O impeachment da ex-presidente Dilma Rousseff destravou as condições para que o Brasil pudesse entrar em um dos mais virtuosos ciclos de reformas da história da nossa economia. Na contramão da tradição e do senso comum — que não acredita em planos e programas de governo —, isso se materializou em uma série de medidas conhecidas como Ponte para o Futuro.
Com base nela, de 2016 a 2019, o Brasil alinhou iniciativas que resultaram, até o ano passado, na demolição da taxa de juros, na redução da dívida pública e na ampliação dos horizontes de investimento. As reformas foram implementadas sem ameaça às nossas reservas, com a preservação de direitos — alguns mais do que injustificados — e dentro do marco legal, com ativa participação dos três Poderes.
Nosso “rodriguiano” complexo de vira-lata e o desejo de que as reformas fossem em outra direção sempre trataram de obliterar a visão da opinião pública sobre o real alcance dos feitos. Mesmo assim, em fato inédito na história da humanidade, uma reforma previdenciária contra privilégios foi apoiada pela população nas ruas.
Para mostrar que nem tudo que reluz é ouro, muito do que se realizou de positivo veio do lado ruim da política. Tradicionais fisiologistas e clientelistas votaram contra os seus instintos, provando que a teoria da escolha racional em política é “mais ou menos”. Enfim, o enredo ia bem até acontecer a pandemia.

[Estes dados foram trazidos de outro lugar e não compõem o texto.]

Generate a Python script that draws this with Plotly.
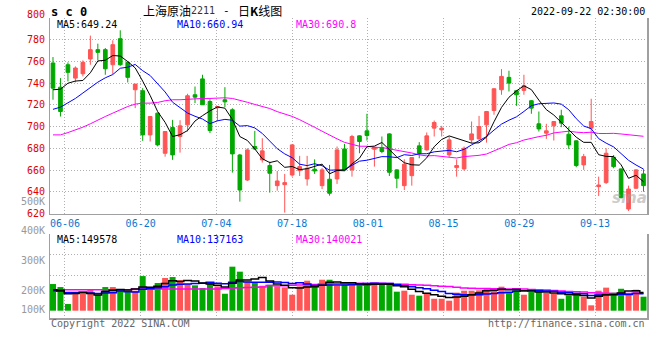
import plotly.graph_objects as go
import pandas as pd

# ---------------- data ----------------
dates = ["06-01", "06-02", "06-06", "06-07", "06-08", "06-09", "06-10", "06-13", "06-14", "06-15",
         "06-16", "06-17", "06-20", "06-21", "06-22", "06-23", "06-24", "06-27", "06-28", "06-29",
         "06-30", "07-01", "07-04", "07-05", "07-06", "07-07", "07-08", "07-11", "07-12", "07-13",
         "07-14", "07-15", "07-18", "07-19", "07-20", "07-21", "07-22", "07-25", "07-26", "07-27",
         "07-28", "07-29", "08-01", "08-02", "08-03", "08-04", "08-05", "08-08", "08-09", "08-10",
         "08-11", "08-12", "08-15", "08-16", "08-17", "08-18", "08-19", "08-22", "08-23", "08-24",
         "08-25", "08-26", "08-29", "08-30", "08-31", "09-01", "09-02", "09-05", "09-06", "09-07",
         "09-08", "09-09", "09-13", "09-14", "09-15", "09-16", "09-19", "09-20", "09-21", "09-22"]

opens = [758.6, 736.4, 757.0, 744.7, 748.7, 762.3, 770.9, 770.9, 757.0, 781.0,
         759.2, 734.0, 733.1, 692.5, 712.5, 675.6, 699.3, 691.0, 701.7, 729.4,
         744.0, 723.2, 717.5, 724.8, 715.6, 674.0, 651.0, 681.8, 669.5, 664.3,
         645.8, 646.7, 655.6, 659.6, 652.0, 660.9, 645.8, 651.7, 652.0, 679.6,
         660.3, 691.6, 696.2, 679.3, 680.8, 693.4, 660.3, 645.8, 655.0, 682.4,
         678.7, 698.7, 697.1, 674.1, 662.4, 661.2, 687.9, 688.8, 701.7, 714.9,
         734.0, 745.4, 733.1, 733.4, 723.9, 702.7, 694.1, 700.8, 710.0, 693.1,
         687.0, 664.9, 698.7, 644.9, 648.6, 671.9, 661.2, 624.3, 643.4, 656.6]
highs = [764.1, 744.7, 759.2, 755.5, 761.0, 783.8, 776.4, 772.4, 779.5, 788.7,
         760.0, 739.2, 735.5, 709.4, 713.0, 696.0, 706.3, 706.0, 730.3, 737.0,
         747.8, 725.4, 719.0, 736.4, 717.0, 675.0, 680.2, 696.2, 689.4, 668.0,
         659.3, 656.6, 684.0, 673.2, 673.2, 670.0, 662.0, 664.9, 681.8, 684.2,
         692.5, 692.0, 711.9, 681.5, 691.0, 694.0, 661.0, 670.0, 672.0, 685.8,
         694.7, 705.7, 700.8, 691.0, 670.0, 681.8, 704.8, 710.0, 714.5, 735.5,
         753.0, 751.5, 733.5, 747.8, 724.5, 714.0, 702.7, 705.0, 715.6, 700.0,
         687.5, 675.0, 725.7, 654.1, 680.2, 674.0, 661.5, 645.8, 661.0, 660.9]
lows = [724.8, 709.4, 741.7, 740.7, 746.3, 757.0, 761.0, 747.8, 748.4, 756.0,
        740.7, 717.1, 687.0, 686.4, 682.0, 672.5, 669.5, 676.2, 695.6, 721.7,
        720.2, 694.1, 705.0, 718.0, 657.8, 631.1, 650.0, 678.7, 667.0, 639.4,
        641.2, 621.0, 654.0, 654.7, 645.8, 656.6, 642.7, 636.6, 647.4, 659.5,
        654.1, 675.6, 687.3, 663.3, 675.6, 654.7, 643.4, 641.8, 645.8, 671.0,
        678.0, 691.0, 691.0, 671.9, 654.1, 659.6, 684.8, 688.0, 685.4, 711.0,
        729.4, 732.4, 719.2, 729.4, 711.9, 695.6, 688.8, 687.3, 699.6, 679.6,
        662.7, 660.3, 687.9, 636.3, 647.4, 661.8, 634.0, 622.5, 643.0, 640.3]
closes = [735.5, 714.0, 750.0, 754.0, 759.2, 770.9, 768.4, 753.3, 775.5, 757.0,
          745.4, 739.2, 692.5, 709.4, 683.3, 695.6, 674.1, 700.8, 728.5, 727.2,
          720.2, 696.5, 718.5, 722.9, 675.0, 641.8, 678.7, 679.6, 677.8, 657.2,
          650.1, 648.6, 683.3, 663.3, 661.8, 659.3, 660.3, 638.8, 678.7, 660.3,
          691.0, 686.4, 691.9, 681.1, 677.2, 658.1, 652.6, 665.5, 671.6, 675.6,
          691.6, 703.9, 698.7, 687.9, 664.3, 680.2, 693.4, 700.2, 714.0, 734.9,
          746.3, 740.1, 729.4, 737.7, 717.1, 698.0, 696.2, 704.8, 703.3, 683.3,
          664.3, 672.5, 704.8, 646.4, 675.6, 663.3, 634.8, 642.7, 660.3, 645.8]
volumes_k = [218.7, 194, 54.7, 142, 150, 169, 131, 194, 194, 178,
             156, 164, 284, 175, 227, 268, 276, 251, 219, 208,
             186, 235, 199.5, 139, 361, 320, 240, 235, 205, 213,
             199.5, 191, 131, 199.5, 246, 213, 254, 254, 205, 216,
             216, 216, 208, 230, 216, 213, 156, 164, 131, 123,
             139, 98, 98, 82, 148, 164, 164, 167, 180, 167,
             197, 148, 180, 131, 153, 156, 145, 139, 98, 126,
             142, 115, 44, 164, 189, 148, 180, 131, 172, 115]

# moving-average values before enough history exists
ma5_head = [734.0, 734.5, 740.0, 742.0]
ma10_head = [716.0, 718.0, 722.0, 726.0, 731.0, 736.0, 741.0, 745.0, 748.0]
ma30_head = [692.5, 692.5, 694.6, 697.0, 699.6, 702.7, 706.3, 709.4, 712.5, 715.6,
             718.6, 720.8, 721.7, 721.7, 722.3, 723.9, 724.8, 724.8, 725.4, 725.7,
             726.0, 726.0, 726.6, 726.6, 726.0, 724.5, 722.5, 720.5, 718.5]
vma5_head = [172, 167, 139, 142]
vma10_head = [164, 159, 150, 150, 150, 145, 142, 145, 148]
vma30_head = [172] * 11 + [178] * 12 + [183, 186, 188, 191, 193, 195]

tick_labels = ["06-06", "06-20", "07-04", "07-18", "08-01", "08-15", "08-29", "09-13"]
price_ticks = [620, 640, 660, 680, 700, 720, 740, 760, 780, 800]
vol_axis_labels = ["500K", "400K", "300K", "200K", "100K"]
ma_price_text = ["MA5:649.24", "MA10:660.94", "MA30:690.8"]
ma_vol_text = ["MA5:149578", "MA10:137163", "MA30:140021"]
title_time = "2022-09-22 02:30:00"

# ---------------- helpers ----------------
RED = "#ff5555"
GREEN = "#00a800"
MONO = "DejaVu Sans Mono"
CJK = "Noto Sans CJK SC"
L, R, T, B = 50, 649, 18, 318


def xp(px):
    return (px - L) / (R - L)


def yp(py):
    return (B - py) / (B - T)


def moving(vals, n, head):
    s = pd.Series(vals, dtype=float).rolling(n).mean()
    out = s.tolist()
    out[:len(head)] = head
    return out


x = list(range(len(dates)))
volumes = [v * 1000 for v in volumes_k]
ma5 = moving(closes, 5, ma5_head)
ma10 = moving(closes, 10, ma10_head)
ma30 = moving(closes, 30, ma30_head)
vma5 = moving(volumes, 5, [v * 1000 for v in vma5_head])
vma10 = moving(volumes, 10, [v * 1000 for v in vma10_head])
vma30 = moving(volumes, 30, [v * 1000 for v in vma30_head])
bar_colors = [RED if c >= o else GREEN for o, c in zip(opens, closes)]

fig = go.Figure()
fig.add_trace(go.Candlestick(
    x=x, open=opens, high=highs, low=lows, close=closes,
    increasing=dict(line=dict(color=RED, width=1), fillcolor=RED),
    decreasing=dict(line=dict(color=GREEN, width=1), fillcolor=GREEN),
    whiskerwidth=0, xaxis="x", yaxis="y", hoverinfo="skip"))
for vals, col in [(ma30, "#ff00ff"), (ma10, "#0000ff"), (ma5, "#000000")]:
    fig.add_trace(go.Scatter(x=x, y=vals, mode="lines", line=dict(color=col, width=1),
                             xaxis="x", yaxis="y", hoverinfo="skip"))

fig.add_trace(go.Bar(x=x, y=volumes, marker=dict(color=bar_colors, line=dict(width=0)),
                     width=0.8, xaxis="x2", yaxis="y2", hoverinfo="skip"))
for vals, col in [(vma30, "#ff00ff"), (vma10, "#0000ff"), (vma5, "#000000")]:
    fig.add_trace(go.Scatter(x=x, y=vals, mode="lines", line=dict(color=col, width=1.5, shape="hvh"),
                             xaxis="x2", yaxis="y2", hoverinfo="skip"))

# layout positions
px_step = 7.5
x0_px = 53
xr = [(L - x0_px) / px_step, (R - x0_px) / px_step]
tick_pos = [1.6 + k * 10.13 for k in range(len(tick_labels))]
GRID = "#b0b0b0"
AXL = "#a0a0a0"
vk = 8200  # volume per pixel
vol_base_px = 310.7
vol_range = [-(B - vol_base_px) * vk, (vol_base_px - 234) * vk]
vol_grid = [(vol_base_px - 254.7) * vk, (vol_base_px - 275.7) * vk, vol_range[1]]

fig.update_layout(
    width=660, height=360,
    margin=dict(l=L, r=660 - R, t=T, b=360 - B),
    paper_bgcolor="white", plot_bgcolor="white",
    showlegend=False, hovermode=False, boxgap=0.3, bargap=0.2,
    xaxis=dict(domain=[0, 1], range=xr, anchor="y", tickvals=tick_pos, ticktext=tick_labels,
               showgrid=True, gridcolor=GRID, griddash="1px,2px", gridwidth=1,
               showline=True, linecolor=AXL, linewidth=1.5, zeroline=False,
               ticks="", tickfont=dict(family=MONO, size=10, color="#0a78d2"),
               rangeslider=dict(visible=False), fixedrange=True),
    yaxis=dict(domain=[yp(213.7), 1], range=[620, 800], anchor="x", tickvals=price_ticks,
               showticklabels=False, showgrid=True, gridcolor=GRID, griddash="1px,2px",
               showline=True, mirror=True, linecolor=AXL, linewidth=1.5, zeroline=False, ticks=""),
    xaxis2=dict(domain=[0, 1], range=xr, anchor="y2", matches="x", tickvals=tick_pos,
                showticklabels=False, showgrid=True, gridcolor=GRID, griddash="1px,2px",
                showline=True, linecolor=AXL, linewidth=1.5, zeroline=False, ticks=""),
    yaxis2=dict(domain=[0, yp(234)], range=vol_range, anchor="x2", tickvals=vol_grid,
                showticklabels=False, showgrid=True, gridcolor=GRID, griddash="1px,2px",
                showline=True, mirror=True, linecolor=AXL, linewidth=1.5, zeroline=False, ticks=""),
)

ann = []


def text(s, px, py, color="#000", size=10, family=MONO, anchor="left", **kw):
    ann.append(dict(text=s, x=xp(px), y=yp(py), xref="paper", yref="paper",
                    xanchor=anchor, yanchor="middle", showarrow=False,
                    font=dict(family=family, size=size, color=color, **kw)))


# header
text("s c 0", 49, 12, size=12, weight="bold")
text("上海原油", 141, 10.5, size=12, family=CJK)
text("2211", 189, 11, size=10, color="#333")
text("-", 222, 10.5, size=11)
text("日<b>K</b>线图", 237, 10.5, size=12, family=CJK)
text(title_time, 649, 12, anchor="right")

# MA legends
for s, px, col in zip(ma_price_text, [55, 175, 295], ["#000", "#0000ff", "#ff00ff"]):
    text(s, px, 24, color=col)
for s, px, col in zip(ma_vol_text, [55, 175, 295], ["#000", "#0000ff", "#ff00ff"]):
    text(s, px, 239, color=col)

# price axis labels (red)
for v in price_ticks:
    ann.append(dict(text=str(v), x=xp(46.5), y=v, xref="paper", yref="y",
                    xanchor="right", yanchor="middle", showarrow=False,
                    yshift=3.5 if v == 800 else 0,
                    font=dict(family=MONO, size=10, color="#e00000")))

# volume axis labels (grey)
for s, py in zip(vol_axis_labels, [201.5, 230.7, 260.7, 290.3, 309.7]):
    text(s, 46.5, py, color="#999999", anchor="right")

# footer
text("Copyright 2022 SINA.COM", 49, 323.5, color="#666666")
text("http://finance.sina.com.cn", 649, 323.5, color="#666666", anchor="right")

# watermark
text("sina", 651, 198, color="rgba(160,160,160,0.55)", size=15, family="DejaVu Sans",
     anchor="right", weight="bold", style="italic")

fig.update_layout(annotations=ann)
fig.write_html("out.html", config={"displayModeBar": False, "staticPlot": True},
               post_script="document.body.style.margin='0';")
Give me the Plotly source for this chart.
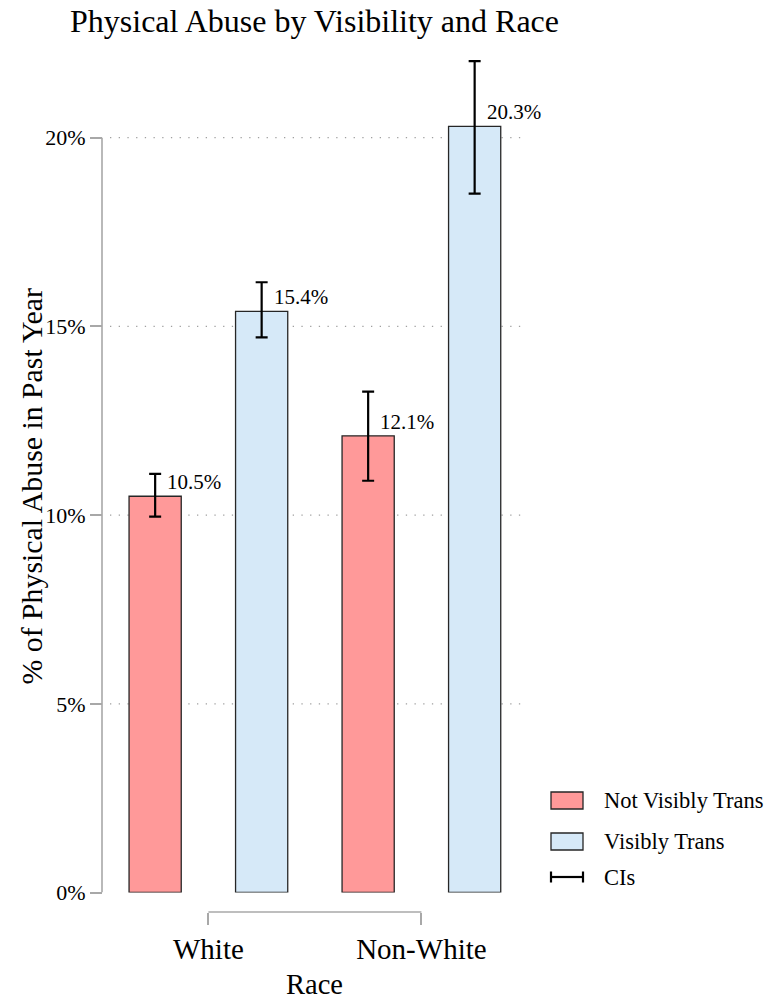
import plotly.graph_objects as go

# Share of respondents reporting physical abuse in the past year (%)
races = ["White", "Non-White"]
not_visible = [10.5, 12.1]
not_visible_lo = [9.96, 10.91]
not_visible_hi = [11.09, 13.27]
visible = [15.4, 20.3]
visible_lo = [14.71, 18.52]
visible_hi = [16.17, 22.03]

series_names = ["Not Visibly Trans", "Visibly Trans", "CIs"]
y_ticks = [0, 5, 10, 15, 20]
y_tick_text = ["0%", "5%", "10%", "15%", "20%"]

FONT = "Liberation Serif"
RED_FILL = "#FF9999"
BLUE_FILL = "#D6E9F8"
OUTLINE = "#262626"
AXIS_GREY = "#a8a8a8"

W, H = 777, 1003
L, R, T, B = 102, 250, 50, 91
PW, PH = W - L - R, H - T - B


def px_x(px):
    return (px - L) / PW


def px_y(py):
    return (H - B - py) / PH


def err(vals, lo, hi):
    return dict(
        type="data", symmetric=False,
        array=[h - v for v, h in zip(vals, hi)],
        arrayminus=[v - l for v, l in zip(vals, lo)],
        color="black", thickness=2.2, width=6,
    )


fig = go.Figure()
fig.add_trace(go.Bar(
    x=races, y=not_visible, name=series_names[0],
    marker=dict(color=RED_FILL, line=dict(color=OUTLINE, width=1.3)),
    error_y=err(not_visible, not_visible_lo, not_visible_hi),
    showlegend=False,
))
fig.add_trace(go.Bar(
    x=races, y=visible, name=series_names[1],
    marker=dict(color=BLUE_FILL, line=dict(color=OUTLINE, width=1.3)),
    error_y=err(visible, visible_lo, visible_hi),
    showlegend=False,
))

annotations = []
# value labels to the upper right of each bar
for offset, vals in ((-0.25, not_visible), (0.25, visible)):
    for i, v in enumerate(vals):
        annotations.append(dict(
            x=i + offset, y=v, xref="x", yref="y",
            text=f"{v:.1f}%", showarrow=False,
            xanchor="left", yanchor="bottom", xshift=10,
            font=dict(family=FONT, size=21, color="black"),
        ))

# axis titles
annotations.append(dict(
    x=0.5, xref="x", y=px_y(985), yref="paper", text="Race",
    showarrow=False, xanchor="center", yanchor="middle",
    font=dict(family=FONT, size=28.5, color="black"),
))
annotations.append(dict(
    x=px_x(31), xref="paper", y=px_y(486.5), yref="paper",
    text="% of Physical Abuse in Past Year", textangle=-90,
    showarrow=False, xanchor="center", yanchor="middle",
    font=dict(family=FONT, size=29.8, color="black"),
))

shapes = []
# dotted horizontal guides
for t in y_ticks[1:]:
    shapes.append(dict(
        type="line", xref="x domain", yref="y", x0=0, x1=1, y0=t, y1=t,
        line=dict(color="#a0a0a0", width=1.2, dash="1.3px,7.4px"), layer="below",
    ))
# range-frame axis lines
shapes.append(dict(
    type="line", xref="paper", yref="y", x0=0, x1=0, y0=y_ticks[0], y1=y_ticks[-1],
    line=dict(color=AXIS_GREY, width=1.6),
))
shapes.append(dict(
    type="line", xref="x", yref="paper", x0=0, x1=len(races) - 1, y0=0, y1=0,
    line=dict(color=AXIS_GREY, width=1.6),
))

# legend keys
key_x0, key_x1 = px_x(551), px_x(583)
legend_rows = [800.5, 841.5, 877]
for fill, cy in ((RED_FILL, legend_rows[0]), (BLUE_FILL, legend_rows[1])):
    shapes.append(dict(
        type="rect", xref="paper", yref="paper",
        x0=key_x0, x1=key_x1, y0=px_y(cy + 8.5), y1=px_y(cy - 8.5),
        fillcolor=fill, line=dict(color=OUTLINE, width=1.3),
    ))
cy = legend_rows[2]
shapes.append(dict(type="line", xref="paper", yref="paper", x0=key_x0, x1=key_x1,
                   y0=px_y(cy), y1=px_y(cy), line=dict(color="black", width=2.2)))
for kx in (key_x0, key_x1):
    shapes.append(dict(type="line", xref="paper", yref="paper", x0=kx, x1=kx,
                       y0=px_y(cy - 5.5), y1=px_y(cy + 5.5),
                       line=dict(color="black", width=2.2)))
for name, cy in zip(series_names, legend_rows):
    annotations.append(dict(
        x=px_x(602), xref="paper", y=px_y(cy), yref="paper", text=name,
        showarrow=False, xanchor="left", yanchor="middle",
        font=dict(family=FONT, size=22.5, color="black"),
    ))

fig.update_layout(
    width=W, height=H,
    margin=dict(l=L, r=R, t=T, b=B, autoexpand=False),
    paper_bgcolor="white", plot_bgcolor="white",
    barmode="group", bargap=0.0, bargroupgap=0.51,
    title=dict(
        text="Physical Abuse by Visibility and Race",
        x=70 / W, xref="container", xanchor="left",
        y=1 - 21 / H, yref="container", yanchor="middle",
        font=dict(family=FONT, size=32, color="black"),
    ),
    xaxis=dict(
        type="category", domain=[px_x(110), 1],
        range=[(110 - 208.4) / 213, (527 - 208.4) / 213],
        anchor="free", position=0,
        showline=False, showgrid=False, zeroline=False,
        ticks="outside", ticklen=11.5, tickwidth=1.6, tickcolor=AXIS_GREY,
        tickfont=dict(family=FONT, size=29, color="black"),
        automargin=False,
    ),
    yaxis=dict(
        domain=[px_y(892.5), 1],
        range=[0, (892.5 - T) / 37.74],
        anchor="free", position=0,
        showline=False, showgrid=False, zeroline=False,
        tickvals=y_ticks, ticktext=y_tick_text,
        ticks="outside", ticklen=12, tickwidth=1.6, tickcolor=AXIS_GREY,
        tickfont=dict(family=FONT, size=22, color="black"),
        automargin=False,
    ),
    shapes=shapes,
    annotations=annotations,
)

fig.write_html("out.html")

O quadro instalado pela Covid-19 no país demandou esforços, como é natural. Inúmeras medidas foram adotadas e o Brasil poderia estar muito pior se não houvesse a expansão do crédito, o auxílio emergencial e a transferência direta de recursos para estados e municípios.
“Se o plano de reformas era essencial para o futuro do país antes da pandemia, agora passou a ser vital”
Porém, à medida que a busca por superação da pandemia fica mais urgente, o caminho natural e virtuoso é abandonado em favor de uma atitude perigosa, com base em uma agenda egocêntrica. Um grave risco. Se o plano de reformas era essencial para o futuro do país antes da pandemia, agora passou a ser vital.
A atitude dos Poderes, no entanto, está indo na direção oposta: 1) o esforço das reformas ficou limitado à PEC dos gatilhos para financiar o Renda Cidadã; 2) os debates sobre temas estratégicos foram abandonados, caso da autonomia do Banco Central, da Lei de Falências, do marco do gás, do licenciamento ambiental, do novo marco do setor elétrico, das debêntures de infraestrutura e outros; 3) outras pautas, e não as de ataque às mazelas amplificadas pela Covid-19, foram privilegiadas.
No curto prazo, quais são essas pautas? Para o presidente Jair Bolsonaro, as pautas que interessam são as que contribuem para a construção do caminho que leve à reeleição. O que significa que todo cálculo político está sendo baseado no que pode ajudar ou ameaçar a sua campanha. Já para o Congresso, a prioridade é consolidar o controle do Orçamento e ver quem vai mandar no Legislativo na corrida sucessória em 2022. Para o Judiciário, o importante é manter os aliados radicais do governo contidos pela ameaça de investigações e assegurar a preponderância da judicialização como instrumento de arbitragem política.
É um jogo de posições, e não de reformas. Sem uma piora expressiva do quadro — o que não deve ser descartado —, as reformas vão entrar no cardápio como batatas fritas murchas e frias.